The rules take effect Aug. 1. Labs must submit that information within 24 hours to a state or local health department, which must, in turn, forward it to the Centers for Disease Control and Prevention, stripping off the person’s identity when sending to the government.
In announcing the rules, Brett Giroir, an assistant secretary of the Department of Health and Human Services who’s in charge of the government’s COVID-19 testing response, acknowledged what Democrats, public health experts and civil rights leaders have complained about for months.
Data on who’s being tested “are rarely being reported to CDC in usable format,” Giroir said during a conference call with journalists.
“It is critical for us to ensure that there is equitable access to testing, especially for underserved minorities,” he said. “And without the data we are now requiring, there is simply no way to determine that.”
Giroir said the information would help track outbreaks, improve the ability to trace the contacts of infected people and monitor where testing supplies are most needed.
The data also would help clinicians and public health officials evaluate the effectiveness of approaches to treating the potentially lethal virus, for which there’s not a cure or vaccine, he said.
The administration’s testing chief announced the data require
ments on the same day CDC Director Robert Redfield, testifying before a House committee, apologized for what he called “the inadequacy of our response” in documenting the nation’s disproportionately high rates of coronavirus cases and deaths among African American and Hispanic residents.
The new data requirements flow from the CARES Act, a relief package adopted by Congress that President Donald Trump signed into law in late March. It says laboratories must report the results of tests for COVID-19, the disease caused by the virus, to HHS and the department should spell out the details.
Since early spring, when the pandemic’s pronounced effects on African American, Hispanic and poor residents first became apparent, there has been pressure on the administration to respond.
Massachusetts Democrats Sen. Elizabeth Warren and Rep. Ayanna Pressley, wrote to HHS officials calling for comprehensive demographic data on people who were tested or treated for the virus.
In May, the Lawyers’ Committee
for Civil Rights Under Law sent HHS a letter, signed by hundreds of doctors and public health experts, urging them to provide information that would show whether people of color were being discriminated against in testing or treatment.
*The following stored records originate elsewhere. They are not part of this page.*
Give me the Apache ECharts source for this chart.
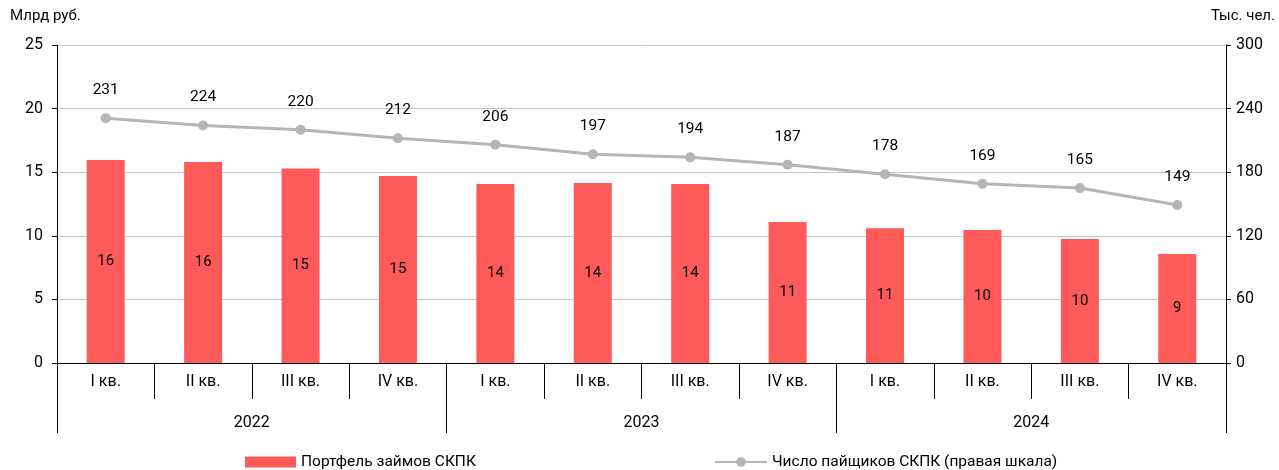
<!DOCTYPE html>
<html>
<head>
<meta charset="utf-8">
<script src="https://cdn.jsdelivr.net/npm/echarts@6/dist/echarts.min.js"></script>
<style>
  html, body { margin: 0; padding: 0; background: #fff; }
  #chart { width: 1279px; height: 470px; }
</style>
</head>
<body>
<div id="chart"></div>
<script>
const quarters = ["I кв.", "II кв.", "III кв.", "IV кв.", "I кв.", "II кв.", "III кв.", "IV кв.", "I кв.", "II кв.", "III кв.", "IV кв."];
const years = ["2022", "2023", "2024"];
const loans = [15.96, 15.8, 15.3, 14.7, 14.07, 14.15, 14.07, 11.08, 10.6, 10.46, 9.75, 8.57];
const members = [231, 224, 220, 212, 206, 197, 194, 187, 178, 169, 165, 149];
const leftTicks = { min: 0, max: 25, interval: 5 };
const rightTicks = { min: 0, max: 300, interval: 60 };

const font = "Roboto, 'Noto Sans', sans-serif";
const chart = echarts.init(document.getElementById("chart"));

const option = {
  animation: false,
  textStyle: { fontFamily: font, color: "#000" },
  grid: { left: 57, right: 53, top: 45, bottom: 107 },
  legend: [
    {
      data: [{ name: "Портфель займов СКПК", icon: "rect" }],
      left: 245, top: 454, padding: 0,
      itemWidth: 51, itemHeight: 11, itemGap: 4,
      textStyle: { fontSize: 15.5, fontFamily: font, color: "#000" }
    },
    {
      data: ["Число пайщиков СКПК (правая шкала)"],
      left: 714, top: 454, padding: 0,
      itemWidth: 52, itemHeight: 12,
      textStyle: { fontSize: 15.5, fontFamily: font, color: "#000" }
    }
  ],
  graphic: [
    { type: "text", left: 10, top: 9, style: { text: "Млрд руб.", font: "15px " + font, fill: "#000" } },
    { type: "text", right: 4, top: 9, style: { text: "Тыс. чел.", font: "15px " + font, fill: "#000" } }
  ],
  xAxis: [
    {
      type: "category",
      data: quarters,
      position: "bottom",
      axisLine: { lineStyle: { color: "#000", width: 1 } },
      axisTick: { show: true, interval: 0, length: 36, lineStyle: { color: "#000" } },
      axisLabel: { interval: 0, margin: 11, fontSize: 16, color: "#000", fontFamily: font }
    },
    {
      type: "category",
      data: years,
      position: "bottom",
      axisLine: { show: false },
      axisTick: { show: true, interval: 0, length: 70, lineStyle: { color: "#000" } },
      axisLabel: { interval: 0, margin: 52, fontSize: 16, color: "#000", fontFamily: font },
      splitLine: { show: false }
    }
  ],
  yAxis: [
    {
      type: "value",
      min: leftTicks.min, max: leftTicks.max, interval: leftTicks.interval,
      axisLine: { show: true, lineStyle: { color: "#000" } },
      axisTick: { show: true, length: 5, lineStyle: { color: "#000" } },
      axisLabel: { fontSize: 16, color: "#000", margin: 14, fontFamily: font },
      splitLine: { lineStyle: { color: "#c6c6c6", width: 1 } }
    },
    {
      type: "value",
      min: rightTicks.min, max: rightTicks.max, interval: rightTicks.interval,
      position: "right",
      axisLine: { show: true, lineStyle: { color: "#000" } },
      axisTick: { show: true, length: 5, lineStyle: { color: "#000" } },
      axisLabel: { fontSize: 16, color: "#000", margin: 10, fontFamily: font },
      splitLine: { show: false }
    }
  ],
  series: [
    {
      name: "Портфель займов СКПК",
      type: "bar",
      data: loans,
      xAxisIndex: 0,
      yAxisIndex: 0,
      barWidth: 38,
      itemStyle: { color: "#ff5a5a" },
      label: {
        show: true,
        position: "inside",
        fontSize: 15,
        color: "#000",
        fontFamily: font,
        formatter: p => Math.round(p.value)
      },
      z: 2
    },
    {
      name: "Число пайщиков СКПК (правая шкала)",
      type: "line",
      data: members,
      xAxisIndex: 0,
      yAxisIndex: 1,
      symbol: "circle",
      symbolSize: 10,
      lineStyle: { color: "#b5b5b5", width: 3 },
      itemStyle: { color: "#b5b5b5" },
      label: {
        show: true,
        position: "top",
        distance: 15,
        fontSize: 15.5,
        color: "#000",
        fontFamily: font
      },
      z: 3
    }
  ]
};

chart.setOption(option);
window.addEventListener("resize", () => chart.resize());
</script>
</body>
</html>
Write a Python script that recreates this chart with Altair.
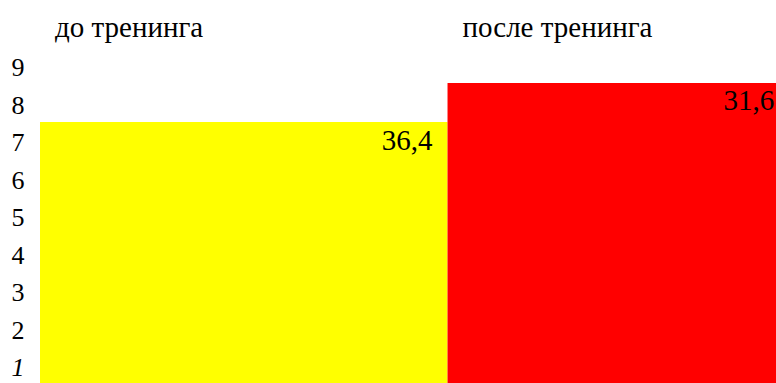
import altair as alt
import pandas as pd

# Training results: before / after
stages = ["до тренинга", "после тренинга"]
scores = [36.4, 31.6]          # shown values, drive bar widths
levels = [7.56, 8.6]           # bar heights on the 1–9 scale
score_labels = ["36,4", "31,6"]
colors = ["#FFFF00", "#FF0000"]
y_ticks = [1, 2, 3, 4, 5, 6, 7, 8, 9]

df = pd.DataFrame({
    "stage": stages,
    "score": scores,
    "level": levels,
    "label": score_labels,
    "color": colors,
})
df["end"] = df["score"].cumsum()
df["start"] = df["end"] - df["score"]

W, H = 736, 338
FONT = "Liberation Serif"

x_scale = alt.Scale(domain=[0, 65.74], nice=False, zero=False)
y_scale = alt.Scale(domain=[0.6, 9.613], nice=False, zero=False)

y_axis = alt.Axis(
    values=y_ticks,
    domain=False,
    ticks=False,
    grid=False,
    title=None,
    labelFont=FONT,
    labelFontSize=26,
    labelColor="black",
    labelPadding=16,
    labelFontStyle={
        "condition": {"test": "datum.value == 1", "value": "italic"},
        "value": "normal",
    },
)

base = alt.Chart(df)

bars = base.mark_bar(clip=True).encode(
    x=alt.X("start:Q", scale=x_scale, axis=None),
    x2="end:Q",
    y=alt.Y("level:Q", scale=y_scale, axis=y_axis),
    y2=alt.datum(0),
    color=alt.Color("color:N", scale=None),
)

stage_text = base.mark_text(
    align="left", baseline="alphabetic", dx=15, font=FONT, fontSize=29, color="black"
).encode(
    x=alt.X("start:Q", scale=x_scale, axis=None),
    y=alt.value(-8),
    text="stage:N",
)

label_before = base.transform_filter(alt.datum.stage == stages[0]).mark_text(
    align="right", baseline="alphabetic", dx=-15, dy=28, font=FONT, fontSize=29, color="black"
).encode(
    x=alt.X("end:Q", scale=x_scale, axis=None),
    y=alt.Y("level:Q", scale=y_scale, axis=y_axis),
    text="label:N",
)

label_after = base.transform_filter(alt.datum.stage == stages[1]).mark_text(
    align="right", baseline="alphabetic", dx=-27, dy=27, font=FONT, fontSize=29, color="black"
).encode(
    x=alt.X("end:Q", scale=x_scale, axis=None),
    y=alt.Y("level:Q", scale=y_scale, axis=y_axis),
    text="label:N",
)

chart = (
    alt.layer(bars, stage_text, label_before, label_after)
    .properties(
        width=W,
        height=H,
        background="white",
        autosize=alt.AutoSizeParams(type="none"),
        padding={"left": 40, "top": 45, "right": 0, "bottom": 0},
    )
    .configure_view(stroke=None, strokeWidth=0)
    .configure_axis(grid=False, domain=False)
)

chart.save("out.html", embed_options={"renderer": "svg", "actions": False})
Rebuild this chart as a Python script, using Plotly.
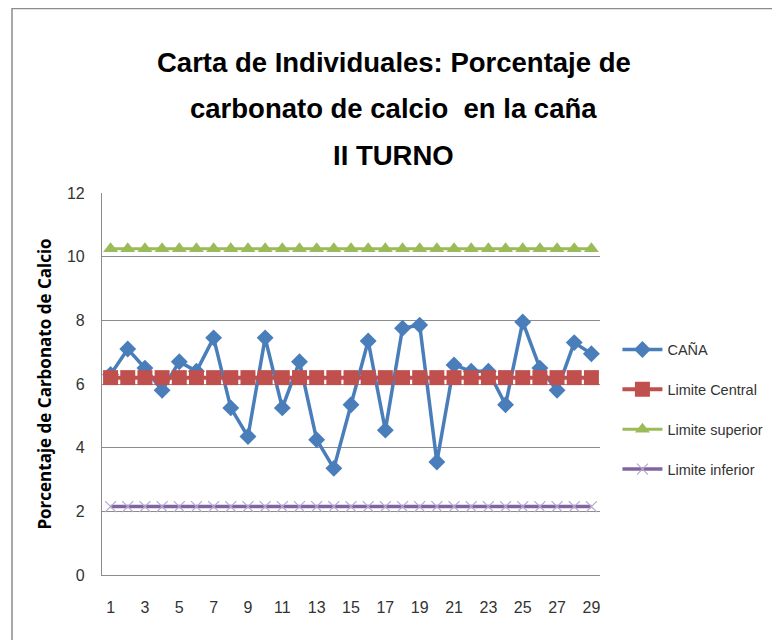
import plotly.graph_objects as go

muestras = list(range(1, 30))
cana = [6.3, 7.1, 6.5, 5.8, 6.7, 6.4, 7.45, 5.25, 4.35, 7.45, 5.25, 6.7, 4.25, 3.35, 5.35,
        7.35, 4.55, 7.75, 7.85, 3.55, 6.6, 6.4, 6.4, 5.35, 7.95, 6.5, 5.8, 7.3, 6.95]
limite_central = [6.2] * 29
limite_superior = [10.25] * 29
limite_inferior = [2.15] * 29
y_ticks = [0, 2, 4, 6, 8, 10, 12]
x_ticks = list(range(1, 30, 2))
titulo = ["Carta de Individuales: Porcentaje de", "carbonato de calcio  en la caña", "II TURNO"]

FONT = "Liberation Sans, Arial, sans-serif"

# page is offset by the 8px default body margin; figure coordinates below
L, T, PW, PH = 94, 185, 498, 382

fig = go.Figure()
fig.add_trace(go.Scatter(x=muestras, y=cana, name="CAÑA", mode="lines+markers", legendgroup="a",
                         line=dict(color="#4A7EBB", width=3.5),
                         marker=dict(symbol="diamond", size=13, color="#4A7EBB")))
fig.add_trace(go.Scatter(x=muestras, y=limite_central, name="Limite Central", mode="lines+markers",
                         legendgroup="b",
                         line=dict(color="#C0504D", width=4),
                         marker=dict(symbol="square", size=15, color="#C0504D")))
fig.add_trace(go.Scatter(x=muestras, y=limite_superior, name="Limite superior", mode="lines+markers",
                         legendgroup="c",
                         line=dict(color="#9BBB59", width=3),
                         marker=dict(symbol="triangle-up", size=13, color="#9BBB59")))
fig.add_trace(go.Scatter(x=muestras, y=limite_inferior, name="Limite inferior", mode="lines+markers",
                         legendgroup="d",
                         line=dict(color="#8064A2", width=3.5),
                         marker=dict(symbol="x-thin", size=11, color="#B7A8CF",
                                     line=dict(color="#B7A8CF", width=1.2))))

# title line centres (page px 62, 108, 155)
title_px = [62 - 8, 108 - 8, 155 - 8]
annotations = [dict(text=t, xref="paper", yref="paper", x=0.586, y=(T + PH - p) / PH,
                    xanchor="center", yanchor="middle", showarrow=False,
                    font=dict(family=FONT, size=27.5, color="black", weight="bold"))
               for t, p in zip(titulo, title_px)]

fig.update_layout(
    width=780, height=640,
    paper_bgcolor="white", plot_bgcolor="white",
    margin=dict(l=L, r=780 - L - PW, t=T, b=640 - T - PH, autoexpand=False),
    font=dict(family=FONT, color="#333333"),
    xaxis=dict(range=[0.5, 29.5], tickvals=x_ticks, ticktext=[str(v) for v in x_ticks],
               showgrid=False, showline=True, linecolor="#8C8C8C", linewidth=1.2,
               ticks="", tickfont=dict(size=16, color="#333333"), ticklabelstandoff=18,
               zeroline=False, automargin=False),
    yaxis=dict(range=[0, 12], tickvals=y_ticks, showgrid=True, gridcolor="#8C8C8C", gridwidth=1,
               showline=True, linecolor="#8C8C8C", linewidth=1.2, ticks="",
               tickfont=dict(size=16, color="#333333"), ticklabelstandoff=13, zeroline=False,
               automargin=False,
               title=dict(text="Porcentaje de Carbonato de Calcio",
                          font=dict(family="Open Sans, sans-serif", size=17, color="black", weight="bold"),
                          standoff=10)),
    legend=dict(x=1.035, y=0.632, xanchor="left", yanchor="top",
                font=dict(family=FONT, size=14.5, color="#333333"),
                tracegroupgap=18, itemwidth=40, bgcolor="rgba(0,0,0,0)"),
    annotations=annotations,
    shapes=[dict(type="rect", xref="paper", yref="paper",
                 x0=(4 - L) / PW, x1=1.6, y0=-0.4, y1=(T + PH - 0.5) / PH,
                 line=dict(color="#8C8C8C", width=1.5))],
)

fig.write_html("out.html")
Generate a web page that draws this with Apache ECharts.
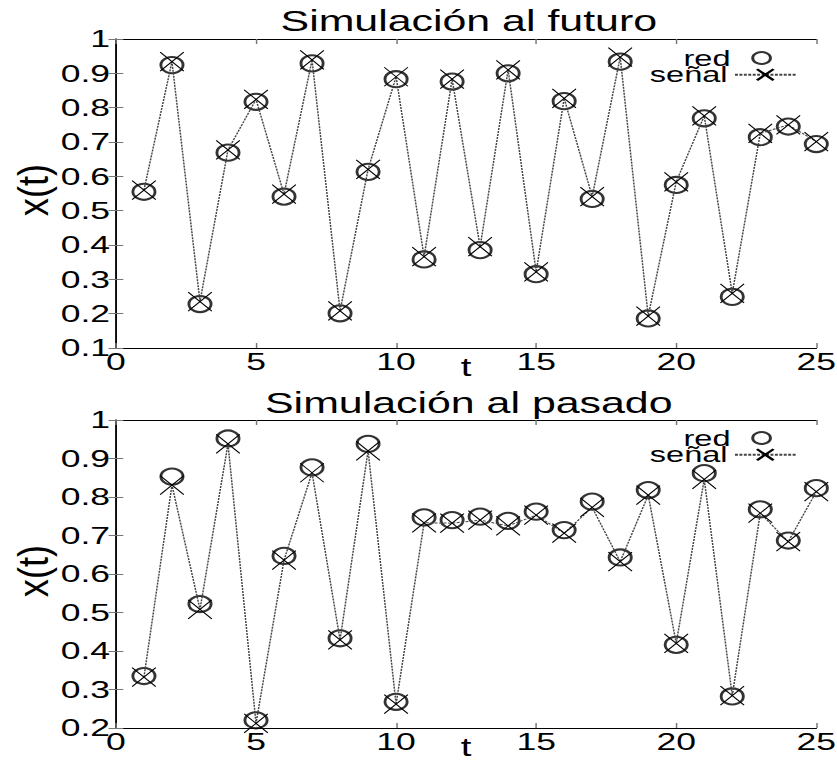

Kristen Clarke, the Lawyers’ Committee’s president, said Thursday that the new guidance “feels like it’s very, very late. … It defies logic that they are only now taking steps to provide guidance on data collection. From Day 1 of the pandemic, it was clear there were disparities … and bias along race and class and privilege.”
However, Scott Becker, executive director of the American Public Health Laboratories, called the requirements “a good step” and said “it’s a pretty decent list” in term of the data to be collected.
Becker said that, while the virus is a communicable disease that must be reported to the CDC, many drugstores, drive-up test sites and other nontraditional testing places aren’t accustomed to collecting such information.
He said he was concerned whether all labs could create systems by the start of August and whether testing sites would provide the patient information.